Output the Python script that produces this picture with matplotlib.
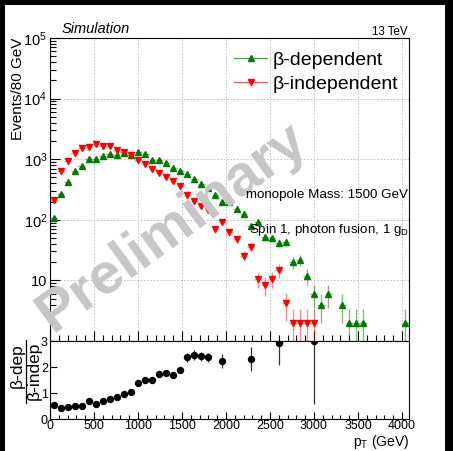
import numpy as np
import matplotlib
matplotlib.use('Agg')
import matplotlib.pyplot as plt
from matplotlib.lines import Line2D
from matplotlib.patches import Rectangle
from matplotlib.transforms import Bbox, TransformedBbox
from matplotlib.ticker import MultipleLocator, NullFormatter, LogLocator

plt.rcParams['font.family'] = ['Liberation Sans', 'DejaVu Sans']
plt.rcParams['mathtext.fontset'] = 'custom'
plt.rcParams['mathtext.rm'] = 'Liberation Sans'
plt.rcParams['mathtext.it'] = 'Liberation Sans:italic'
plt.rcParams['mathtext.bf'] = 'Liberation Sans:bold'

# ---- data (80 GeV bins) ----
bin_centers = [40, 120, 200, 280, 360, 440, 520, 600, 680, 760, 840, 920, 1000,
               1080, 1160, 1240, 1320, 1400, 1480, 1560, 1640, 1720, 1800, 1880,
               1960, 2040, 2120, 2200, 2280, 2360, 2440, 2520, 2600, 2680, 2760,
               2840, 2920, 3000, 3080, 3160, 3240, 3320, 3400, 3480, 3560, 3640,
               3720, 3800, 3880, 3960, 4040]
beta_dep = [107, 270, 420, 647, 762, 1007, 1000, 1115, 1200, 1180, 1265, 1190, 1330,
            1210, 983, 960, 866, 716, 638, 577, 477, 390, 330, 253,
            194, 194, 153, 126, 80, 91, 52, 50, 42, 43, 20,
            22, 12, 6, 4, 6, 0, 4, 2, 2, 2, 0,
            0, 0, 0, 0, 2]
beta_indep = [210, 630, 934, 1250, 1550, 1620, 1805, 1670, 1670, 1420, 1315, 1190, 980,
              823, 680, 584, 502, 443, 356, 253, 204, 167, 147, 70,
              91, 62, 48, 25.6, 36, 10.7, 8.5, 10.7, 14.6, 4.2, 2,
              2, 2, 2, 0, 0, 0, 0, 0, 0, 0, 0,
              0, 0, 0, 0, 0]
half_bin = 40

ratio_x = [40, 120, 200, 280, 360, 440, 520, 600, 680, 760, 840, 920, 1000, 1080,
           1160, 1240, 1320, 1400, 1480, 1560, 1640, 1720, 1800, 1960, 2280, 2600, 3000]
ratio_y = [0.54, 0.435, 0.45, 0.51, 0.51, 0.68, 0.58, 0.69, 0.76, 0.85, 0.97, 1.04, 1.40, 1.49,
           1.49, 1.72, 1.78, 1.68, 1.88, 2.37, 2.46, 2.41, 2.37, 2.23, 2.30, 2.93, 3.0]
ratio_err = [0.04, 0.03, 0.03, 0.03, 0.03, 0.04, 0.03, 0.04, 0.04, 0.05, 0.05, 0.05, 0.07, 0.08,
             0.08, 0.09, 0.10, 0.10, 0.11, 0.18, 0.18, 0.18, 0.18, 0.26, 0.47, 0.84, 2.42]

W, H = 453, 451
fig = plt.figure(figsize=(W / 100, H / 100), dpi=100)
fig.patch.set_facecolor('black')
fig.patches.append(Rectangle((5 / W, 0), 440 / W, 446 / H, transform=fig.transFigure,
                             facecolor='white', edgecolor='none', zorder=-5))

ax = fig.add_axes([50 / W, 110 / H, 359 / W, 303 / H])
rax = fig.add_axes([50 / W, 32 / H, 359 / W, 78 / H])

green, green_e = '#007a00', (0.0, 0.5, 0.0, 0.5)
red, red_e = '#ff0000', (1.0, 0.0, 0.0, 0.45)

bc = np.array(bin_centers, dtype=float)
for vals, col, ecol, mk in [(beta_dep, green, green_e, '^'), (beta_indep, red, red_e, 'v')]:
    v = np.array(vals, dtype=float)
    m = v > 0
    err = np.sqrt(v[m])
    ax.errorbar(bc[m], v[m], yerr=err, xerr=half_bin, fmt=mk, color=col, ecolor=ecol,
                elinewidth=1.0, ms=3.8, mec=col, mfc=col, capsize=0, zorder=3)

ax.set_yscale('log')
ax.set_ylim(1, 1e5)
ax.set_xlim(0, 4080)
ax.grid(True, which='major', ls=(0, (2, 2)), color='#b8b8b8', lw=0.6)
ax.xaxis.set_major_locator(MultipleLocator(500))
ax.xaxis.set_minor_locator(MultipleLocator(100))
ax.set_yticks([1, 10, 100, 1e3, 1e4, 1e5])
ax.set_yticklabels(['', '10', r'$10^{2}$', r'$10^{3}$', r'$10^{4}$', r'$10^{5}$'], fontsize=10.5)
ax.yaxis.set_minor_locator(LogLocator(base=10, subs=np.arange(2, 10), numticks=20))
ax.yaxis.set_minor_formatter(NullFormatter())
ax.tick_params(which='both', direction='in', top=False, right=False, labelbottom=False, width=0.8)
ax.tick_params(which='major', length=7, pad=2)
ax.tick_params(which='minor', length=4)
for s in ax.spines.values():
    s.set_linewidth(0.8)

handles = [Line2D([], [], color='#4ea04e', lw=0.9, marker='^', mfc=green, mec=green, ms=3.8),
           Line2D([], [], color='#ff5a5a', lw=0.9, marker='v', mfc=red, mec=red, ms=3.8)]
ax.legend(handles, ['β-dependent', 'β-independent'], loc='upper left',
          bbox_to_anchor=(234 / W, 1 - 51 / H), bbox_transform=fig.transFigure,
          frameon=False, fontsize=14, handlelength=1.7, handletextpad=0.3,
          borderpad=0, borderaxespad=0, labelspacing=0.33)

# ratio panel
rax.errorbar(ratio_x, ratio_y, yerr=ratio_err, fmt='o', color='black', ecolor='#333333',
             elinewidth=0.9, ms=4.3, capsize=0, zorder=3)
rax.set_xlim(0, 4080)
rax.set_ylim(0, 3)
rax.set_yticks([0, 1, 2, 3])
rax.xaxis.set_major_locator(MultipleLocator(500))
rax.xaxis.set_minor_locator(MultipleLocator(100))
rax.tick_params(which='both', direction='in', top=False, right=False, width=0.8, labelsize=9)
rax.tick_params(which='major', length=5, pad=1.5)
rax.tick_params(axis='x', which='major', pad=0.5)
rax.tick_params(which='minor', length=3)
for s in rax.spines.values():
    s.set_linewidth(0.8)

# texts
fig.text(62 / W, 1 - 33 / H, 'Simulation', style='italic', fontsize=10.5, ha='left', va='baseline')
fig.text(407 / W, 1 - 35 / H, '13 TeV', fontsize=8.3, ha='right', va='baseline')
fig.text(408 / W, 1 - 198 / H, 'monopole Mass: 1500 GeV', fontsize=9.6, ha='right', va='baseline')
fig.text(409 / W, 1 - 233 / H, r'Spin 1, photon fusion, 1 g$_\mathregular{D}$', fontsize=9.6,
         ha='right', va='baseline')
fig.text(18 / W, 1 - 38 / H, 'Events/80 GeV', rotation=90, fontsize=11, ha='center', va='top')
fig.text(409 / W, 1 - 446 / H, r'p$_\mathregular{T}$ (GeV)', fontsize=10, ha='right', va='baseline')

# ratio y title as a stacked fraction
fig.text(17 / W, 1 - 366 / H, 'β-dep', rotation=90, fontsize=12.5, ha='center', va='center')
fig.text(34.5 / W, 1 - 371 / H, 'β-indep', rotation=90, fontsize=12.5, ha='center', va='center')
fig.add_artist(Line2D([25.5 / W, 25.5 / W], [1 - 340 / H, 1 - 403 / H], transform=fig.transFigure,
                      color='black', lw=0.9))

wm = fig.text(172 / W, 1 - 228 / H, 'Preliminary', fontsize=42, fontweight='bold',
              color='#c6c6c6', rotation=36, rotation_mode='anchor', ha='center', va='center',
              zorder=1)
wm.set_clip_box(TransformedBbox(Bbox([[5 / W, 110 / H], [445 / W, 1 - 5 / H]]), fig.transFigure))
wm.set_clip_on(True)

fig.savefig('out.png', dpi=100, facecolor=fig.get_facecolor())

··········

Directions. Exactly as they appear, print the lines of the listing above from its first line through the line that contains "half_bin = 40", minus the pictures.

Answer to the problem.
Output the Python script that produces this picture with matplotlib.
import numpy as np
import matplotlib
matplotlib.use('Agg')
import matplotlib.pyplot as plt
from matplotlib.lines import Line2D
from matplotlib.patches import Rectangle
from matplotlib.transforms import Bbox, TransformedBbox
from matplotlib.ticker import MultipleLocator, NullFormatter, LogLocator

plt.rcParams['font.family'] = ['Liberation Sans', 'DejaVu Sans']
plt.rcParams['mathtext.fontset'] = 'custom'
plt.rcParams['mathtext.rm'] = 'Liberation Sans'
plt.rcParams['mathtext.it'] = 'Liberation Sans:italic'
plt.rcParams['mathtext.bf'] = 'Liberation Sans:bold'

# ---- data (80 GeV bins) ----
bin_centers = [40, 120, 200, 280, 360, 440, 520, 600, 680, 760, 840, 920, 1000,
               1080, 1160, 1240, 1320, 1400, 1480, 1560, 1640, 1720, 1800, 1880,
               1960, 2040, 2120, 2200, 2280, 2360, 2440, 2520, 2600, 2680, 2760,
               2840, 2920, 3000, 3080, 3160, 3240, 3320, 3400, 3480, 3560, 3640,
               3720, 3800, 3880, 3960, 4040]
beta_dep = [107, 270, 420, 647, 762, 1007, 1000, 1115, 1200, 1180, 1265, 1190, 1330,
            1210, 983, 960, 866, 716, 638, 577, 477, 390, 330, 253,
            194, 194, 153, 126, 80, 91, 52, 50, 42, 43, 20,
            22, 12, 6, 4, 6, 0, 4, 2, 2, 2, 0,
            0, 0, 0, 0, 2]
beta_indep = [210, 630, 934, 1250, 1550, 1620, 1805, 1670, 1670, 1420, 1315, 1190, 980,
              823, 680, 584, 502, 443, 356, 253, 204, 167, 147, 70,
              91, 62, 48, 25.6, 36, 10.7, 8.5, 10.7, 14.6, 4.2, 2,
              2, 2, 2, 0, 0, 0, 0, 0, 0, 0, 0,
              0, 0, 0, 0, 0]
half_bin = 40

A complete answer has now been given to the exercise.